Susanne suggests freeze-drying is a safe way for bodies to return to their roots.

In her technology, a frozen human body is shattered into pieces that turn into powder after the water evaporates. According to the scientist, the remains are fully absorbed into the soil within a year.

Over 70% of the dead are cremated in Sweden. The church controls most burials and cremations in the country, and has endorsed the idea of eco-friendly funerals.

“You come from earth, you will go back to earth,” said Swedish Lutheran priest Helge Josefsson. “It is nice. Nice is a good word for it.”

However, there is still some red tape to plough through before eco-friendly funerals become common in Sweden.

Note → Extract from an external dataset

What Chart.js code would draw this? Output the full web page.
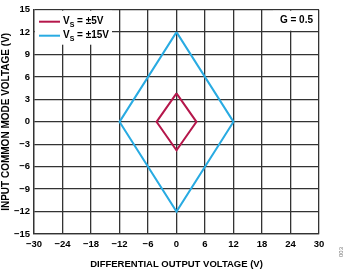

Meanwhile, the message behind this burial method which is about supporting life appeals to many. South Koreans have already bought a license for using the method.

Still, personal beliefs could stop people from opting for this solution, which costs about the same as a cremation. The method would be unacceptable for many Orthodox Christians.

“For our church, death is like a mystery – our body will someday join our soul,” said Orthodox Priest Father Mikhail. “The ecology is not so important that we should destroy mystery in church.”

However, Susanne Wiigh-Misak has her own views on resurrection.

“The lord is almighty and we are promised a new body at the resurrection. So that’s not a problem,” she said.

The scientist calls her method a “promation”, meaning “a promise of a new life”, and there is a chance the crematoria in Sweden could be reequipped as “promatoria”.